**Instructions to follow**
Transcribe the listing verbatim. Do not carry over any pictures.

**Data extract**
* * * * * * * * *

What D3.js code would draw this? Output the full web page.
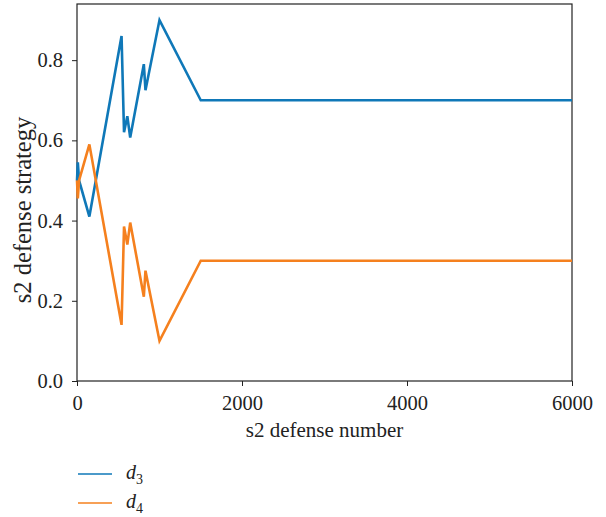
<!DOCTYPE html>
<html lang="en">
<head>
    <meta charset="UTF-8">
    <script src="https://d3js.org/d3.v7.min.js"></script>
    <title>s2 defense strategy</title>
    <style>
        body { margin: 0; background: white; }
        svg { display: block; }
        .tick line { stroke: #222; }
    </style>
</head>
<body>
    <div class="fig"></div>
    <script>
        // data
        const defenseNumber = [0, 10, 25, 150, 540, 570, 610, 645, 810, 830, 1000, 1500, 6000];
        const d3Values = [0.5, 0.545, 0.5, 0.41, 0.86, 0.62, 0.66, 0.607, 0.79, 0.725, 0.90, 0.70, 0.70];
        const d4Values = [0.5, 0.455, 0.5, 0.59, 0.14, 0.385, 0.34, 0.395, 0.21, 0.275, 0.10, 0.30, 0.30];
        const xTicks = [0, 2000, 4000, 6000];
        const yTicks = [0.0, 0.2, 0.4, 0.6, 0.8];
        const seriesNames = ["3", "4"];
        const colors = ["#0f78b8", "#f5801e"];

        const serif = "'Liberation Serif', 'DejaVu Serif', serif";
        const width = 606, height = 517;
        const margin = { top: 4, right: 34, bottom: 136, left: 77 };

        const svg = d3.select(".fig").append("svg")
            .attr("width", width)
            .attr("height", height)
            .style("font-family", serif);

        const x = d3.scaleLinear().domain([0, 6000]).range([margin.left, width - margin.right]);
        const y = d3.scaleLinear().domain([0, 0.94]).range([height - margin.bottom, margin.top]);

        // frame
        svg.append("rect")
            .attr("x", x(0)).attr("y", y(0.94))
            .attr("width", x(6000) - x(0)).attr("height", y(0) - y(0.94))
            .attr("fill", "none").attr("stroke", "#222").attr("stroke-width", 1.2);

        const styleTicks = g => {
            g.select(".domain").remove();
            g.attr("font-family", serif).attr("font-size", 20.5);
            g.selectAll(".tick text").style("font-family", serif).attr("fill", "#222");
        };

        svg.append("g")
            .attr("transform", `translate(0,${y(0)})`)
            .call(d3.axisBottom(x).tickValues(xTicks).tickFormat(d3.format("d")).tickSize(5).tickPadding(9))
            .call(styleTicks);

        svg.append("g")
            .attr("transform", `translate(${x(0)},0)`)
            .call(d3.axisLeft(y).tickValues(yTicks).tickFormat(d3.format(".1f")).tickSize(5).tickPadding(9))
            .call(styleTicks);

        // axis labels
        svg.append("text")
            .attr("x", (x(0) + x(6000)) / 2)
            .attr("y", 437)
            .attr("text-anchor", "middle")
            .attr("font-size", 21)
            .attr("fill", "#222")
            .text("s2 defense number");

        svg.append("text")
            .attr("transform", `translate(31,210) rotate(-90)`)
            .attr("text-anchor", "middle")
            .attr("font-size", 24.5)
            .attr("fill", "#222")
            .text("s2 defense strategy");

        // lines
        const line = d3.line()
            .x((d, i) => x(defenseNumber[i]))
            .y(d => y(d));

        [d3Values, d4Values].forEach((vals, k) => {
            svg.append("path")
                .datum(vals)
                .attr("d", line)
                .attr("fill", "none")
                .attr("stroke", colors[k])
                .attr("stroke-width", 2.6)
                .attr("stroke-linejoin", "miter");
        });

        // legend
        const legend = svg.append("g");
        seriesNames.forEach((s, k) => {
            const ly = 474 + k * 29;
            legend.append("line")
                .attr("x1", 78).attr("x2", 112)
                .attr("y1", ly).attr("y2", ly)
                .attr("stroke", colors[k])
                .attr("stroke-width", 1.6);
            const t = legend.append("text")
                .attr("x", 126)
                .attr("y", ly + 5)
                .attr("font-size", 20)
                .attr("fill", "#222");
            t.append("tspan").attr("font-style", "italic").text("d");
            t.append("tspan").attr("font-size", 14).attr("dy", 5).text(s);
        });
    </script>
</body>
</html>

* * * * * * * * *

**Finished task**
What D3.js code would draw this? Output the full web page.
<!DOCTYPE html>
<html lang="en">
<head>
    <meta charset="UTF-8">
    <script src="https://d3js.org/d3.v7.min.js"></script>
    <title>s2 defense strategy</title>
    <style>
        body { margin: 0; background: white; }
        svg { display: block; }
        .tick line { stroke: #222; }
    </style>
</head>
<body>
    <div class="fig"></div>
    <script>
        // data
        const defenseNumber = [0, 10, 25, 150, 540, 570, 610, 645, 810, 830, 1000, 1500, 6000];
        const d3Values = [0.5, 0.545, 0.5, 0.41, 0.86, 0.62, 0.66, 0.607, 0.79, 0.725, 0.90, 0.70, 0.70];
        const d4Values = [0.5, 0.455, 0.5, 0.59, 0.14, 0.385, 0.34, 0.395, 0.21, 0.275, 0.10, 0.30, 0.30];
        const xTicks = [0, 2000, 4000, 6000];
        const yTicks = [0.0, 0.2, 0.4, 0.6, 0.8];
        const seriesNames = ["3", "4"];
        const colors = ["#0f78b8", "#f5801e"];

        const serif = "'Liberation Serif', 'DejaVu Serif', serif";
        const width = 606, height = 517;
        const margin = { top: 4, right: 34, bottom: 136, left: 77 };

        const svg = d3.select(".fig").append("svg")
            .attr("width", width)
            .attr("height", height)
            .style("font-family", serif);

        const x = d3.scaleLinear().domain([0, 6000]).range([margin.left, width - margin.right]);
        const y = d3.scaleLinear().domain([0, 0.94]).range([height - margin.bottom, margin.top]);

        // frame
        svg.append("rect")
            .attr("x", x(0)).attr("y", y(0.94))
            .attr("width", x(6000) - x(0)).attr("height", y(0) - y(0.94))
            .attr("fill", "none").attr("stroke", "#222").attr("stroke-width", 1.2);

        const styleTicks = g => {
            g.select(".domain").remove();
            g.attr("font-family", serif).attr("font-size", 20.5);
            g.selectAll(".tick text").style("font-family", serif).attr("fill", "#222");
        };

        svg.append("g")
            .attr("transform", `translate(0,${y(0)})`)
            .call(d3.axisBottom(x).tickValues(xTicks).tickFormat(d3.format("d")).tickSize(5).tickPadding(9))
            .call(styleTicks);

        svg.append("g")
            .attr("transform", `translate(${x(0)},0)`)
            .call(d3.axisLeft(y).tickValues(yTicks).tickFormat(d3.format(".1f")).tickSize(5).tickPadding(9))
            .call(styleTicks);

        // axis labels
        svg.append("text")
            .attr("x", (x(0) + x(6000)) / 2)
            .attr("y", 437)
            .attr("text-anchor", "middle")
            .attr("font-size", 21)
            .attr("fill", "#222")
            .text("s2 defense number");

        svg.append("text")
            .attr("transform", `translate(31,210) rotate(-90)`)
            .attr("text-anchor", "middle")
            .attr("font-size", 24.5)
            .attr("fill", "#222")
            .text("s2 defense strategy");

        // lines
        const line = d3.line()
            .x((d, i) => x(defenseNumber[i]))
            .y(d => y(d));

        [d3Values, d4Values].forEach((vals, k) => {
            svg.append("path")
                .datum(vals)
                .attr("d", line)
                .attr("fill", "none")
                .attr("stroke", colors[k])
                .attr("stroke-width", 2.6)
                .attr("stroke-linejoin", "miter");
        });

        // legend
        const legend = svg.append("g");
        seriesNames.forEach((s, k) => {
            const ly = 474 + k * 29;
            legend.append("line")
                .attr("x1", 78).attr("x2", 112)
                .attr("y1", ly).attr("y2", ly)
                .attr("stroke", colors[k])
                .attr("stroke-width", 1.6);
            const t = legend.append("text")
                .attr("x", 126)
                .attr("y", ly + 5)
                .attr("font-size", 20)
                .attr("fill", "#222");
            t.append("tspan").attr("font-style", "italic").text("d");
            t.append("tspan").attr("font-size", 14).attr("dy", 5).text(s);
        });
    </script>
</body>
</html>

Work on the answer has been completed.